Q: How should I manage IBC channel selection when transferring large amounts?

A: Prefer well-known, actively maintained channels and relayers for significant transfers. If Keplr or another wallet lets you manually choose channel IDs, validate them against official chain docs or relayer operators. For very large transfers, consider splitting transactions, using hardware signing, and watching for timeouts or partial completion so you can react before funds are irreversibly in-flight.

Q: Is hardware wallet integration always worth the UX cost?

A: For long-term staking or large balances, almost always yes. Hardware wallets isolate the private key from the browser process and reduce the most severe attack vectors. If your operational profile requires frequent small moves, weigh the throughput cost against the protection hardware gives — and consider using a small hot wallet for active trades while keeping the bulk of stake in a hardware-backed account.

Final takeaway: There is no single “right” choice. The best approach depends on your horizon, the size of your stake, and how much operational discipline you can sustain. Treat the wallet and validator operator as layers in a risk stack: each layer can mitigate or amplify the others.
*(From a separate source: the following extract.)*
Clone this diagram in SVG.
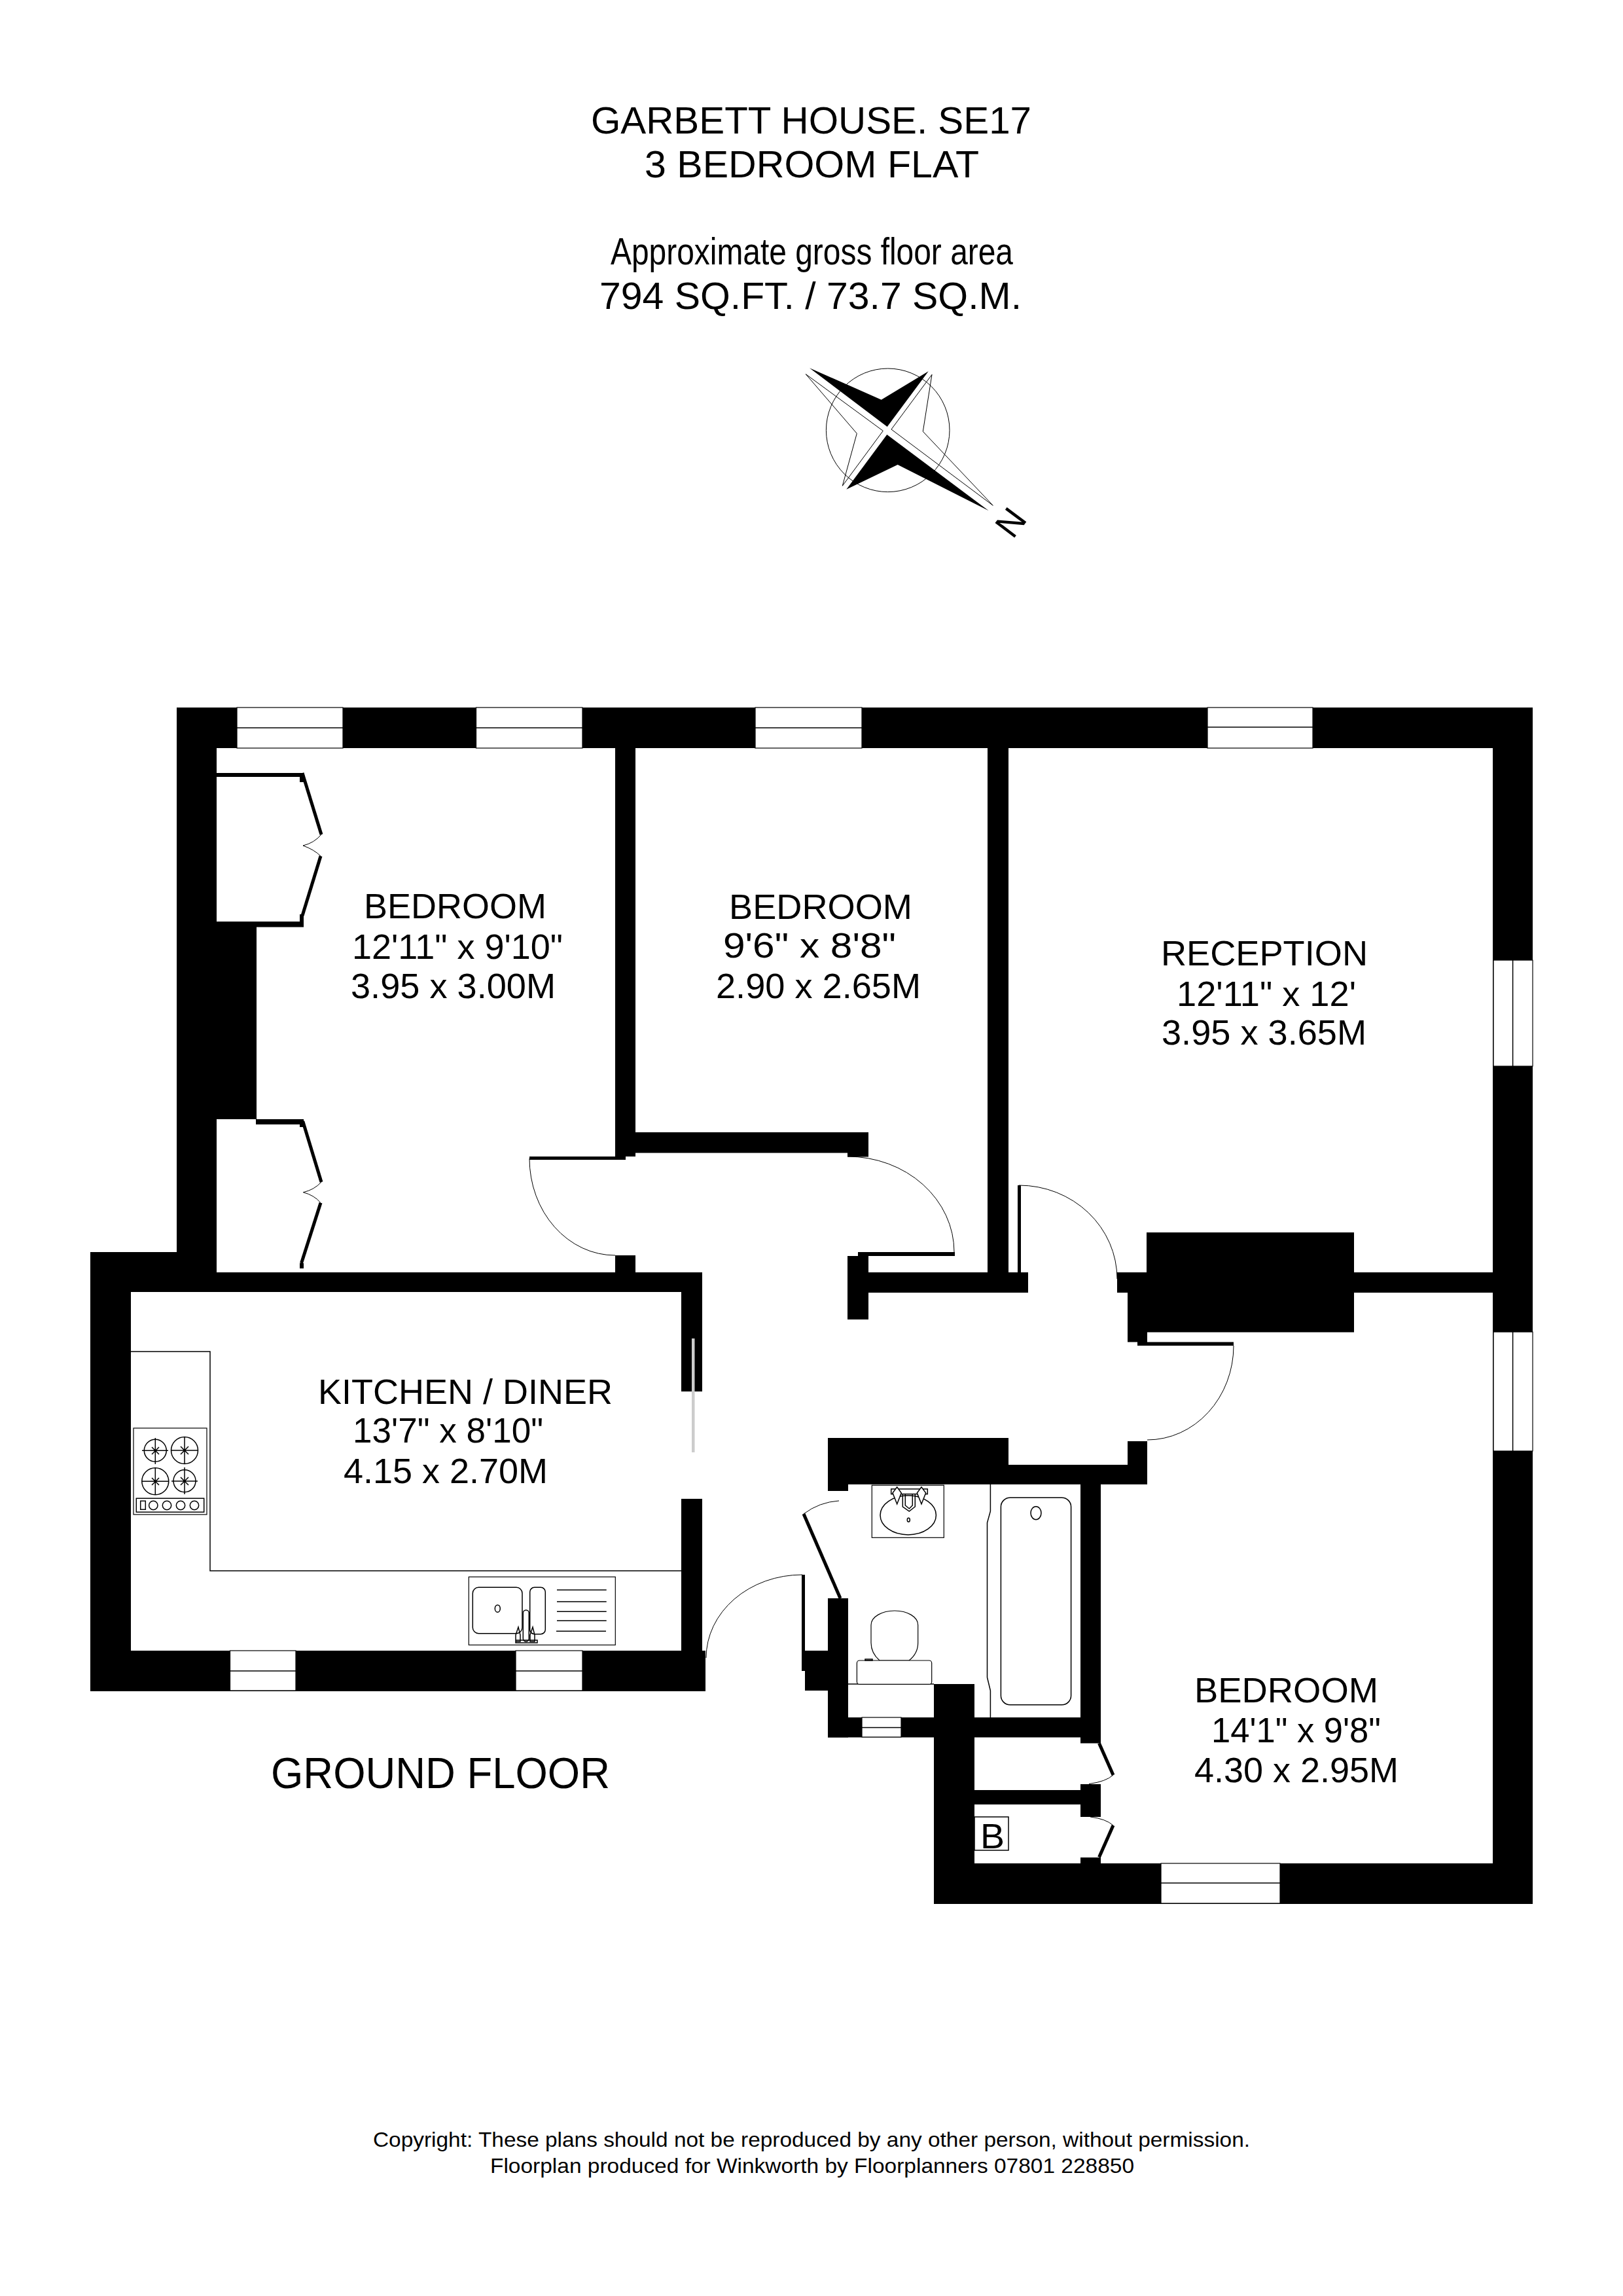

Do the three-vector validator check, favor hardware custody for meaningful stakes, and treat IBC as a powerful but operationally risky capability that requires deliberate handling.

If you are ready to experiment while controlling the surface area of risk, start with small transfers, use hardware signing, diversify across validators with different operator footprints, and document your channel IDs and relayer endpoints. Over time you’ll discover whether convenience or decentralization better serves your goals — and you’ll be equipped to change course when the ecosystem signals shift.